# START OF DATASET SECTION
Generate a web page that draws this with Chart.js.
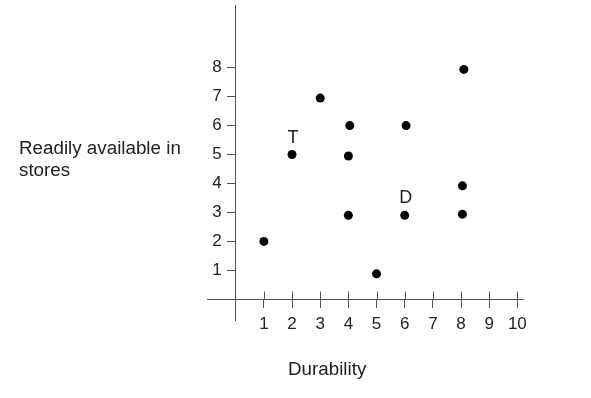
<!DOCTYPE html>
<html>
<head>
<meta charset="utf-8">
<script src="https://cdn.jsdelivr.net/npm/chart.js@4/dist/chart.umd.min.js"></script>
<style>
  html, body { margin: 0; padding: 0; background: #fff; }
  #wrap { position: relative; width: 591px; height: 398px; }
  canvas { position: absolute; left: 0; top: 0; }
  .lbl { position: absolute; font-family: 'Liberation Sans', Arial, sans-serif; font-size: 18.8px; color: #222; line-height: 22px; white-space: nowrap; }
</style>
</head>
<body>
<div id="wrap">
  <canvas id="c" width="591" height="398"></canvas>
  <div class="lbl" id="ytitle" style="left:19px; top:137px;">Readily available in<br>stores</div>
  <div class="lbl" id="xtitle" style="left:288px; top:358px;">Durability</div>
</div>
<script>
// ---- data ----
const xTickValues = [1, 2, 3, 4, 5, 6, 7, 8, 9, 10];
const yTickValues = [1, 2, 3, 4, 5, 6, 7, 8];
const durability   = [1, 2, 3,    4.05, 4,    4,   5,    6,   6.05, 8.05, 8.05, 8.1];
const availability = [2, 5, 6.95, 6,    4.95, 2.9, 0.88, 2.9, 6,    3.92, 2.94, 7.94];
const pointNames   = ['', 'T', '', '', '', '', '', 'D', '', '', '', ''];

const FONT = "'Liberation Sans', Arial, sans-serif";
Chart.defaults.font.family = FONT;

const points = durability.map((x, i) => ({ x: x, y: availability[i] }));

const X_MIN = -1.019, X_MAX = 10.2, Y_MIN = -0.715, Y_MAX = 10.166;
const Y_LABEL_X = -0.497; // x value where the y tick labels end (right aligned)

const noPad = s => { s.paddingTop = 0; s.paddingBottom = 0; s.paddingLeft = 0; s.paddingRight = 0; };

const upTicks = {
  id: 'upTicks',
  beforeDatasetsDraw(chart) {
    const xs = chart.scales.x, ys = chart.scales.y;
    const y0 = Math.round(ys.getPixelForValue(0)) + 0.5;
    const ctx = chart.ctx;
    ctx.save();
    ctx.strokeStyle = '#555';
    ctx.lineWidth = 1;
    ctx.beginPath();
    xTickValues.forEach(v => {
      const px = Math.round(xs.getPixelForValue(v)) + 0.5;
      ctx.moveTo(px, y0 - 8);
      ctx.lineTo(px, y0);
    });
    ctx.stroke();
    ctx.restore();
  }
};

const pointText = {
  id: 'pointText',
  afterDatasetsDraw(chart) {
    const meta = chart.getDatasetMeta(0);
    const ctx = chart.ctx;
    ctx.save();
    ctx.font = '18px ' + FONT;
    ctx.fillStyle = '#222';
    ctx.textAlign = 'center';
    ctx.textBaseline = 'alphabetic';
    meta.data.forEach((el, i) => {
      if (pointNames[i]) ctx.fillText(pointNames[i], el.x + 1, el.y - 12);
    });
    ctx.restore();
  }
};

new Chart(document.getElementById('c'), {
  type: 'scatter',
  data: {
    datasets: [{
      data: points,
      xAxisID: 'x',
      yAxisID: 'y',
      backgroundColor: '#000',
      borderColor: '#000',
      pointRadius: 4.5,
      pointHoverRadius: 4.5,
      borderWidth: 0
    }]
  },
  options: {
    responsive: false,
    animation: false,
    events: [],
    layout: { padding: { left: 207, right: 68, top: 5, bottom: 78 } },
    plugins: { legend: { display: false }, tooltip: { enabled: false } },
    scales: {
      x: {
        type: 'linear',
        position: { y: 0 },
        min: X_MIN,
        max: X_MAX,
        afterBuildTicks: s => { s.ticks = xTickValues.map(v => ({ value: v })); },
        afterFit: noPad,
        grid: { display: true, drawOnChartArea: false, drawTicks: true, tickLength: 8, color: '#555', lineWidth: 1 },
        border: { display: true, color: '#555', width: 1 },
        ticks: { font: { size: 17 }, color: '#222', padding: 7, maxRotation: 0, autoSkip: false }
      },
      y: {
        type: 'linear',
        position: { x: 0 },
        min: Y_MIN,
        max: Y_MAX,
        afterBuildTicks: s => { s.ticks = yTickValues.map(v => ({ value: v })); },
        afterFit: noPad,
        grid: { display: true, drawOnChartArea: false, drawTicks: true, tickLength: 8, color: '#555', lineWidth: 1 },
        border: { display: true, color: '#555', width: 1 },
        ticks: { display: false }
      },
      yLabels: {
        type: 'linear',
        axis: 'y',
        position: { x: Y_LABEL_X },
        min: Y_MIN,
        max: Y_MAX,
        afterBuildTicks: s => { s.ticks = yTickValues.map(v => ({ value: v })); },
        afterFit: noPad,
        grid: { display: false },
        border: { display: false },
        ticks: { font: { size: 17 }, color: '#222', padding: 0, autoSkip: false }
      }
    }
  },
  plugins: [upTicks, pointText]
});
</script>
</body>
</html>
# END OF DATASET SECTION
WHAT IS BEING ASKED
From the first line above down to the line with "const noPad = s", reproduce every line and no others, omitting pictures.

FULL SOLUTION
Generate a web page that draws this with Chart.js.
<!DOCTYPE html>
<html>
<head>
<meta charset="utf-8">
<script src="https://cdn.jsdelivr.net/npm/chart.js@4/dist/chart.umd.min.js"></script>
<style>
  html, body { margin: 0; padding: 0; background: #fff; }
  #wrap { position: relative; width: 591px; height: 398px; }
  canvas { position: absolute; left: 0; top: 0; }
  .lbl { position: absolute; font-family: 'Liberation Sans', Arial, sans-serif; font-size: 18.8px; color: #222; line-height: 22px; white-space: nowrap; }
</style>
</head>
<body>
<div id="wrap">
  <canvas id="c" width="591" height="398"></canvas>
  <div class="lbl" id="ytitle" style="left:19px; top:137px;">Readily available in<br>stores</div>
  <div class="lbl" id="xtitle" style="left:288px; top:358px;">Durability</div>
</div>
<script>
// ---- data ----
const xTickValues = [1, 2, 3, 4, 5, 6, 7, 8, 9, 10];
const yTickValues = [1, 2, 3, 4, 5, 6, 7, 8];
const durability   = [1, 2, 3,    4.05, 4,    4,   5,    6,   6.05, 8.05, 8.05, 8.1];
const availability = [2, 5, 6.95, 6,    4.95, 2.9, 0.88, 2.9, 6,    3.92, 2.94, 7.94];
const pointNames   = ['', 'T', '', '', '', '', '', 'D', '', '', '', ''];

const FONT = "'Liberation Sans', Arial, sans-serif";
Chart.defaults.font.family = FONT;

const points = durability.map((x, i) => ({ x: x, y: availability[i] }));

const X_MIN = -1.019, X_MAX = 10.2, Y_MIN = -0.715, Y_MAX = 10.166;
const Y_LABEL_X = -0.497; // x value where the y tick labels end (right aligned)

const noPad = s => { s.paddingTop = 0; s.paddingBottom = 0; s.paddingLeft = 0; s.paddingRight = 0; };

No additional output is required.